Las carnicerías y las pescaderías –que de momento no tienen motivo para subir los precios– ven reducirse sus existencias más aprisa de lo que venía siendo habitual y de lo que tenían previsto. Para reabastecerse se dirigen a los mercados mayoristas, produciéndose en éstos el mismo fenómeno de rápida minoración de stocks. Así que los mayoristas dan orden a sus agentes de que se reabastezcan en las lonjas y en los mataderos. Llegados a este punto es donde la presión de la nueva demanda se manifiesta con toda su intensidad. A los antiguos precios no hay pescado ni carne para todos los reabastecimientos. En tal caso y como hay disparidad entre la oferta y 1a demanda, el precio sube hasta que la oferta y la demanda coincidan, de tal modo que ningún oferente o demandante dispuesto a aceptarlo abandona insatisfecho el mercado. Cuando a la semana siguiente las amas de casa protestan por la subida en el precio de la carne, el carnicero comentará todo convencido que han sido los costes incrementados a los que se enfrenta los que le obligan a cargar precios más caros.

Una de las grandes aportaciones que realizó la Escuela Austriaca a la Ciencia Económica fue la del concepto de coste de oportunidad. El coste de llevar a cabo una acción es la utilidad que dejamos de obtener por tener que renunciar a otra acción alternativa. En términos monetarios, el coste de un factor es igual al valor que tiene que pagarse por un factor para incorporarlo a una línea de producción y superar las pujas de otros que tratan de atraerlo a producciones alternativas. La demanda final de los consumidores es la que determina qué línea productiva se lleva el gato al agua y, por ende, el nivel al que se acaba fijando el coste de los factores.

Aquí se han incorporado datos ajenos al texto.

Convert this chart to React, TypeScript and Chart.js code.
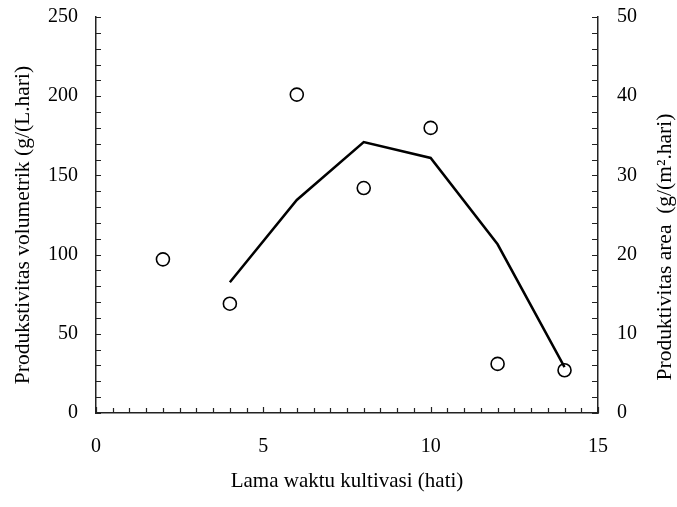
import React, { useEffect, useRef } from "react";
import { Chart, registerables } from "chart.js";

Chart.register(...registerables);

const days = [2, 4, 6, 8, 10, 12, 14];
const volumetric = [97, 69, 201, 142, 180, 31, 27];
const areaDays = [4, 6, 8, 10, 12, 14];
const areaProd = [16.5, 26.9, 34.2, 32.2, 21.3, 5.8];

const xTitle = "Lama waktu kultivasi (hati)";
const yLeftTitle = "Produkstivitas volumetrik (g/(L.hari)";
const yRightTitle = "Produktivitas area  (g/(m².hari)";

const FONT = "'Liberation Serif', 'Times New Roman', serif";

const innerTicks = {
  id: "innerTicks",
  afterDraw(chart: any) {
    const { ctx, chartArea } = chart;
    const x = chart.scales.x;
    const y = chart.scales.y;
    const y1 = chart.scales.y1;
    ctx.save();
    ctx.strokeStyle = "#222";
    ctx.lineWidth = 1.2;
    ctx.beginPath();
    for (let v = 0; v <= 15 + 1e-9; v += 0.5) {
      const px = Math.round(x.getPixelForValue(v)) + 0.5;
      const len = Math.abs(v % 5) < 1e-9 ? 6 : 5;
      ctx.moveTo(px, chartArea.bottom);
      ctx.lineTo(px, chartArea.bottom - len);
    }
    for (let v = 0; v <= 250 + 1e-9; v += 10) {
      const py = Math.round(y.getPixelForValue(v)) + 0.5;
      ctx.moveTo(chartArea.left, py);
      ctx.lineTo(chartArea.left + 5, py);
    }
    for (let v = 0; v <= 50 + 1e-9; v += 2) {
      const py = Math.round(y1.getPixelForValue(v)) + 0.5;
      ctx.moveTo(chartArea.right, py);
      ctx.lineTo(chartArea.right - 6, py);
    }
    ctx.stroke();

    // vertical axis titles, both reading bottom-to-top
    ctx.fillStyle = "#000";
    ctx.font = "21.5px " + FONT;
    ctx.textAlign = "center";
    ctx.textBaseline = "middle";
    ctx.save();
    ctx.translate(23, 225);
    ctx.rotate(-Math.PI / 2);
    ctx.fillText(yLeftTitle, 0, 0);
    ctx.restore();
    ctx.save();
    ctx.translate(665, 247);
    ctx.rotate(-Math.PI / 2);
    ctx.fillText(yRightTitle, 0, 0);
    ctx.restore();
    ctx.restore();
  },
};

export default function App() {
  const ref = useRef<HTMLCanvasElement | null>(null);
  useEffect(() => {
    if (!ref.current) return;
    const tickFont = { family: FONT, size: 20 };
    const titleFont = { family: FONT, size: 21 };
    const chart = new Chart(ref.current, {
      type: "scatter",
      data: {
        datasets: [
          {
            label: "Produktivitas area",
            data: areaDays.map((d, i) => ({ x: d, y: areaProd[i] })),
            yAxisID: "y1",
            showLine: true,
            borderColor: "#000",
            borderWidth: 2.5,
            pointRadius: 0,
            pointHoverRadius: 0,
            fill: false,
            tension: 0,
          },
          {
            label: "Produktivitas volumetrik",
            data: days.map((d, i) => ({ x: d, y: volumetric[i] })),
            yAxisID: "y",
            showLine: false,
            pointRadius: 6.5,
            pointBorderWidth: 1.6,
            pointBackgroundColor: "#fff",
            pointBorderColor: "#000",
          },
        ],
      },
      options: {
        animation: false,
        responsive: false,
        maintainAspectRatio: false,
        layout: { padding: { top: 17, left: 0, right: 0, bottom: 0 } },
        plugins: { legend: { display: false }, tooltip: { enabled: false } },
        scales: {
          x: {
            type: "linear",
            min: 0,
            max: 15,
            ticks: { stepSize: 5, font: tickFont, color: "#000", padding: 22, maxRotation: 0 },
            grid: { display: false, drawTicks: false },
            border: { display: true, color: "#222", width: 1.5 },
            title: { display: true, text: xTitle, font: titleFont, color: "#000", padding: { top: 0, bottom: 13 } },
            afterFit(s: any) { s.height = 94; s.paddingLeft = 0; s.paddingRight = 0; },
          },
          y: {
            type: "linear",
            position: "left",
            min: 0,
            max: 250,
            ticks: { stepSize: 50, font: tickFont, color: "#000", padding: 18 },
            grid: { display: false, drawTicks: false },
            border: { display: true, color: "#222", width: 1.5 },
            title: { display: false, text: yLeftTitle },
            afterFit(s: any) { s.width = 96; s.paddingTop = 0; s.paddingBottom = 0; },
          },
          y1: {
            type: "linear",
            position: "right",
            min: 0,
            max: 50,
            ticks: { stepSize: 10, font: tickFont, color: "#000", padding: 19 },
            grid: { display: false, drawTicks: false },
            border: { display: true, color: "#222", width: 1.5 },
            title: { display: false, text: yRightTitle },
            afterFit(s: any) { s.width = 79; s.paddingTop = 0; s.paddingBottom = 0; },
          },
        },
      },
      plugins: [innerTicks],
    } as any);
    return () => chart.destroy();
  }, []);
  return (
    <div style={{ position: "fixed", left: 0, top: 0, width: 677, height: 507, background: "#fff" }}>
      <canvas ref={ref} width={677} height={507} style={{ display: "block", width: 677, height: 507 }} />
    </div>
  );
}
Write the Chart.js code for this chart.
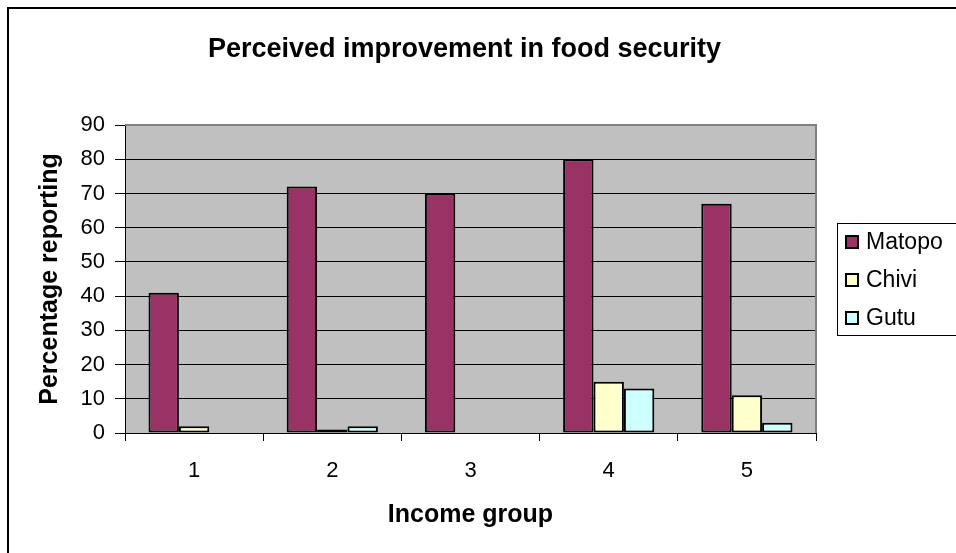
<!DOCTYPE html>
<html>
<head>
<meta charset="utf-8">
<script src="https://cdn.jsdelivr.net/npm/chart.js@4"></script>
<style>
    html, body { margin: 0; padding: 0; background: #fff; }
    #wrap { width: 956px; height: 553px; position: relative; }
</style>
</head>
<body>
<div id="wrap"><canvas id="foodChart"></canvas></div>
<script>
// Chart data
const incomeGroups = ['1', '2', '3', '4', '5'];
const matopo = [41, 72, 70, 80, 67];
const chivi = [2, 1, 0, 15, 11];
const gutu = [0, 2, 0, 13, 3];
const yMin = 0, yMax = 90, yStep = 10;

const chartTitle = 'Perceived improvement in food security';
const FONT = "'Liberation Sans', Arial, sans-serif";

// Excel-ish frame: grey plot area, outer border, title, boxed legend
const excelFrame = {
    id: 'excelFrame',
    beforeDraw(chart) {
        const { ctx, chartArea: a } = chart;
        ctx.save();
        ctx.fillStyle = '#c0c0c0';
        ctx.fillRect(a.left, a.top, a.right - a.left, a.bottom - a.top);
        // outer chart border (right/bottom fall outside the canvas)
        ctx.strokeStyle = '#000';
        ctx.lineWidth = 2;
        ctx.strokeRect(8, 8, 1100, 800);
        ctx.restore();
    },
    afterDraw(chart) {
        const { ctx, chartArea: a } = chart;
        ctx.save();
        // plot area border on top / right
        ctx.strokeStyle = '#808080';
        ctx.lineWidth = 2;
        ctx.beginPath();
        ctx.moveTo(a.left, a.top);
        ctx.lineTo(a.right, a.top);
        ctx.lineTo(a.right, a.bottom);
        ctx.stroke();

        // title
        ctx.fillStyle = '#000';
        ctx.font = 'bold 27px ' + FONT;
        ctx.textAlign = 'center';
        ctx.textBaseline = 'alphabetic';
        ctx.fillText(chartTitle, (a.left + a.right) / 2 - 6, 57);

        // legend
        const boxX = 837, boxY = 223, boxH = 112;
        ctx.strokeStyle = '#000';
        ctx.lineWidth = 1;
        ctx.strokeRect(boxX + 0.5, boxY + 0.5, 200, boxH);
        ctx.font = '23px ' + FONT;
        ctx.textAlign = 'left';
        ctx.textBaseline = 'middle';
        chart.data.datasets.forEach((ds, i) => {
            const cy = 242 + i * 38;
            ctx.fillStyle = ds.backgroundColor;
            ctx.fillRect(846, cy - 6, 12, 12);
            ctx.lineWidth = 2;
            ctx.strokeRect(846, cy - 6, 12, 12);
            ctx.fillStyle = '#000';
            ctx.fillText(ds.label, 866, cy + 1);
        });
        ctx.restore();
    }
};

const ctx = document.getElementById('foodChart').getContext('2d');

Chart.defaults.font.family = FONT;
Chart.defaults.color = '#000';

const barStyle = { borderColor: '#000', borderWidth: 2, borderSkipped: false };

new Chart(ctx, {
    type: 'bar',
    data: {
        labels: incomeGroups,
        datasets: [
            { label: 'Matopo', data: matopo, backgroundColor: '#993366', ...barStyle },
            { label: 'Chivi', data: chivi, backgroundColor: '#ffffcc', ...barStyle },
            { label: 'Gutu', data: gutu, backgroundColor: '#ccffff', ...barStyle }
        ]
    },
    options: {
        responsive: true,
        maintainAspectRatio: false,
        animation: false,
        categoryPercentage: 0.66,
        barPercentage: 1.0,
        layout: { padding: { top: 125, right: 140, bottom: 0, left: 0 } },
        plugins: {
            legend: { display: false },
            title: { display: false },
            tooltip: { enabled: false }
        },
        scales: {
            x: {
                afterFit: (scale) => { scale.height = 120; },
                grid: {
                    offset: true,
                    drawOnChartArea: false,
                    drawTicks: true,
                    tickLength: 8,
                    color: '#000',
                    lineWidth: 1
                },
                border: { color: '#000', width: 1 },
                ticks: { font: { size: 22 }, padding: 17, color: '#000' },
                title: {
                    display: true,
                    text: 'Income group',
                    font: { size: 25, weight: 'bold' },
                    padding: { top: 0, bottom: 23 },
                    color: '#000'
                }
            },
            y: {
                min: yMin,
                max: yMax,
                afterFit: (scale) => { scale.width = 125; },
                grid: {
                    color: (c) => (c.tick && c.tick.value === yMax ? 'rgba(0,0,0,0)' : '#000'),
                    tickColor: '#000',
                    tickLength: 10,
                    lineWidth: 1
                },
                border: { color: '#000', width: 1 },
                ticks: { stepSize: yStep, font: { size: 22 }, padding: 10, color: '#000' },
                title: {
                    display: true,
                    text: 'Percentage reporting',
                    font: { size: 25, weight: 'bold' },
                    padding: { top: 35, bottom: 0 },
                    color: '#000'
                }
            }
        }
    },
    plugins: [excelFrame]
});
</script>
</body>
</html>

Si, por ejemplo, los fabricantes chinos aumentan sus volúmenes de producción para satisfacer la creciente demanda de sus productos, presionarán al alza sobre el coste de los factores intermedios (acero, cemento…) y las materias primas (petróleo, cobre…) para poder disponer de los mismos en mayores cantidades. De nuevo aquí, una insuficiente comprensión de la cadena causal pone el énfasis de la inflación en los costes en vez de en la demanda. La cadena de causas en realidad va de los precios esperados a los costes ofrecidos y no, como sostenían los antiguos economistas clásicos, de los costes satisfechos a los precios solicitados. Si bastase con comprar factores de producción y luego ponerles un margen y revenderlos cualquiera podría dedicarse al comercio, pues cualquier línea o negocio produciría beneficios sin mayores calentamientos de cabeza.

Existe un tercer escenario en el que la idea de inflación de costes –distinta de la inflación de demanda– aparenta mayor plausibilidad que las dos anteriores. Se trataría del caso en el que los propietarios de los factores retienen parte de la producción, sacando menos cantidad al mercado y, de esta forma, elevando su precio. Aunque tal caso parece ser una excepción del supuesto de que es la demanda final la que es la responsable última de las subidas de precios, un examen más cuidadoso nos hace comprender que esto no es así. En realidad, los «especuladores» que retienen producción están actuando como agentes de la demanda futura que se prevé más fuerte que la actual. Es el previsible mayor precio del futuro el que retira la producción del presente. En casos de depreciación sistemática del signo monetario, no es de extrañar, por tanto, que se produzca un significativo incremento de los inventarios al existir pocas dudas de que las pujas en términos monetarios nominales de mañana serán significativamente superiores a los de hoy.

Resumiendo: en general y salvo casos muy excepcionales de desabastecimientos causados por guerras, plagas o catástrofes naturales (difícilmente el caso en los años 70 y para todo el mundo), la subida generalizada y constante de precios es consecuencia del incremento del circulante envilecido, la anticipación de incrementos futuros y la parcial monetización de materias primas, inmuebles y otros bienes reales como depósitos de valor alternativos más adecuados. Algo que, por otra parte, todos los críticos del inflacionismo y las teorías keynesianas habían pronosticado con cierta antelación; augurios que los predicadores del envilecimiento monetario se esforzaron por silenciar.